Exercise: Write the data out again exactly, with no pictures.

Supplied material:
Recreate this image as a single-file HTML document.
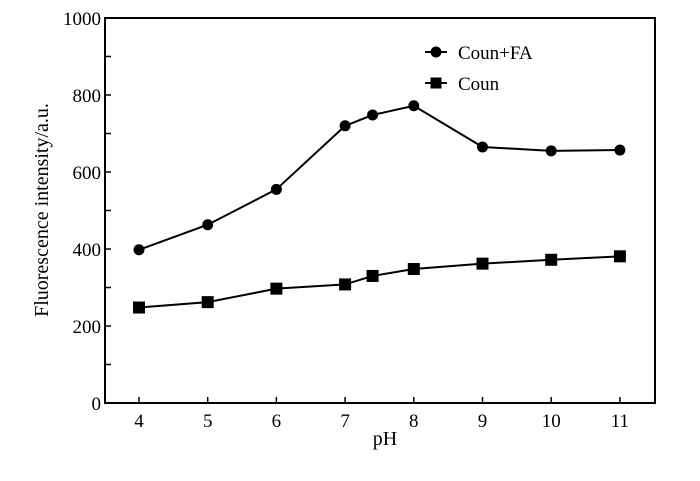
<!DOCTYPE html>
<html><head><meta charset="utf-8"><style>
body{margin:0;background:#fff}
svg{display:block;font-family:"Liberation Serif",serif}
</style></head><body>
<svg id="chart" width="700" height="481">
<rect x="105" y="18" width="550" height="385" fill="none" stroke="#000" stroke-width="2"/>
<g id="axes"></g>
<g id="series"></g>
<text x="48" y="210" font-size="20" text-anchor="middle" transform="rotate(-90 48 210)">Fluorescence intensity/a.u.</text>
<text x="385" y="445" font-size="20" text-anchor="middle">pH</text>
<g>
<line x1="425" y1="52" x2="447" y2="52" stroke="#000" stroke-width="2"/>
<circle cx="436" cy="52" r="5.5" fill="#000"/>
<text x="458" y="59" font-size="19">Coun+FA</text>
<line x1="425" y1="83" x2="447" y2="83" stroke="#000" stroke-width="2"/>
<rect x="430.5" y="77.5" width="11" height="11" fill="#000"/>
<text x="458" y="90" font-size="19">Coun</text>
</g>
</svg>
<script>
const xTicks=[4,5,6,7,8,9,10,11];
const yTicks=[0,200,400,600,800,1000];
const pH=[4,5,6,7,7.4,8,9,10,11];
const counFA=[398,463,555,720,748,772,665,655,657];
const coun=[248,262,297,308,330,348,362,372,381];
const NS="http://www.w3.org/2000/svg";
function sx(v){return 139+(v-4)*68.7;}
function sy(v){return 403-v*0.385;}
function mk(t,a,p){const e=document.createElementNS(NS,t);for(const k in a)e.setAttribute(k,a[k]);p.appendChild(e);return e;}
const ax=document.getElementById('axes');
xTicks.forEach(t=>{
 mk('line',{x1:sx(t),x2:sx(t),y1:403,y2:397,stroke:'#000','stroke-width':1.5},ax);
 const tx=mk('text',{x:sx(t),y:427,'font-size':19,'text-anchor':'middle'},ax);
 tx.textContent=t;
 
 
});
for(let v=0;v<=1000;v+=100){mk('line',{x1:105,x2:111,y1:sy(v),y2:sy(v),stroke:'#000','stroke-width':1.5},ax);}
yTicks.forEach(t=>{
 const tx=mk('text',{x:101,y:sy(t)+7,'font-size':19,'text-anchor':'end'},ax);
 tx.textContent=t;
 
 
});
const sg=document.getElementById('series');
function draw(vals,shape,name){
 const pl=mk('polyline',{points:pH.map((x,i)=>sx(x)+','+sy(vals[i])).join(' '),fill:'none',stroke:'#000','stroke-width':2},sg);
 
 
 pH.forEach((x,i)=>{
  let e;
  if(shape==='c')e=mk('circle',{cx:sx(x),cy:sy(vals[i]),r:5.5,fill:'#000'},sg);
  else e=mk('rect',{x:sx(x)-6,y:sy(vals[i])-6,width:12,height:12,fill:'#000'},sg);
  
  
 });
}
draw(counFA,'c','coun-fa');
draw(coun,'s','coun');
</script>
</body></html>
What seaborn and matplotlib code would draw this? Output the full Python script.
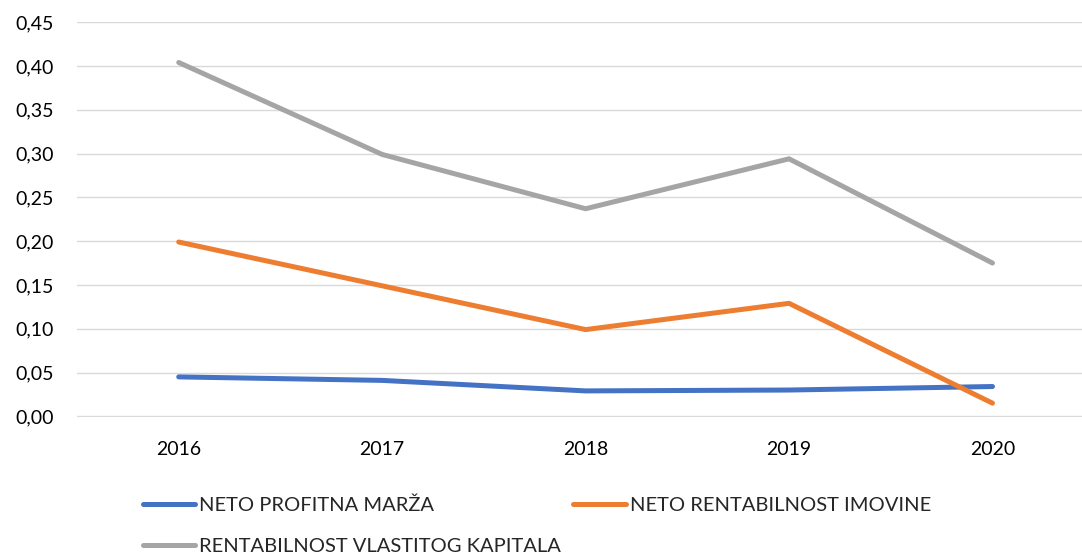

The solution:
Recreate this image as a single-file HTML document.
<!DOCTYPE html>
<html><head><meta charset="utf-8"><style>
body{margin:0;background:#fff}
svg{display:block;font-family:"Liberation Serif",serif}
</style></head><body>
<svg id="chart" width="700" height="481">
<rect x="105" y="18" width="550" height="385" fill="none" stroke="#000" stroke-width="2"/>
<g id="axes"></g>
<g id="series"></g>
<text x="48" y="210" font-size="20" text-anchor="middle" transform="rotate(-90 48 210)">Fluorescence intensity/a.u.</text>
<text x="385" y="445" font-size="20" text-anchor="middle">pH</text>
<g>
<line x1="425" y1="52" x2="447" y2="52" stroke="#000" stroke-width="2"/>
<circle cx="436" cy="52" r="5.5" fill="#000"/>
<text x="458" y="59" font-size="19">Coun+FA</text>
<line x1="425" y1="83" x2="447" y2="83" stroke="#000" stroke-width="2"/>
<rect x="430.5" y="77.5" width="11" height="11" fill="#000"/>
<text x="458" y="90" font-size="19">Coun</text>
</g>
</svg>
<script>
const xTicks=[4,5,6,7,8,9,10,11];
const yTicks=[0,200,400,600,800,1000];
const pH=[4,5,6,7,7.4,8,9,10,11];
const counFA=[398,463,555,720,748,772,665,655,657];
const coun=[248,262,297,308,330,348,362,372,381];
const NS="http://www.w3.org/2000/svg";
function sx(v){return 139+(v-4)*68.7;}
function sy(v){return 403-v*0.385;}
function mk(t,a,p){const e=document.createElementNS(NS,t);for(const k in a)e.setAttribute(k,a[k]);p.appendChild(e);return e;}
const ax=document.getElementById('axes');
xTicks.forEach(t=>{
 mk('line',{x1:sx(t),x2:sx(t),y1:403,y2:397,stroke:'#000','stroke-width':1.5},ax);
 const tx=mk('text',{x:sx(t),y:427,'font-size':19,'text-anchor':'middle'},ax);
 tx.textContent=t;
 
 
});
for(let v=0;v<=1000;v+=100){mk('line',{x1:105,x2:111,y1:sy(v),y2:sy(v),stroke:'#000','stroke-width':1.5},ax);}
yTicks.forEach(t=>{
 const tx=mk('text',{x:101,y:sy(t)+7,'font-size':19,'text-anchor':'end'},ax);
 tx.textContent=t;
 
 
});
const sg=document.getElementById('series');
function draw(vals,shape,name){
 const pl=mk('polyline',{points:pH.map((x,i)=>sx(x)+','+sy(vals[i])).join(' '),fill:'none',stroke:'#000','stroke-width':2},sg);
 
 
 pH.forEach((x,i)=>{
  let e;
  if(shape==='c')e=mk('circle',{cx:sx(x),cy:sy(vals[i]),r:5.5,fill:'#000'},sg);
  else e=mk('rect',{x:sx(x)-6,y:sy(vals[i])-6,width:12,height:12,fill:'#000'},sg);
  
  
 });
}
draw(counFA,'c','coun-fa');
draw(coun,'s','coun');
</script>
</body></html>
What seaborn and matplotlib code would draw this? Output the full Python script.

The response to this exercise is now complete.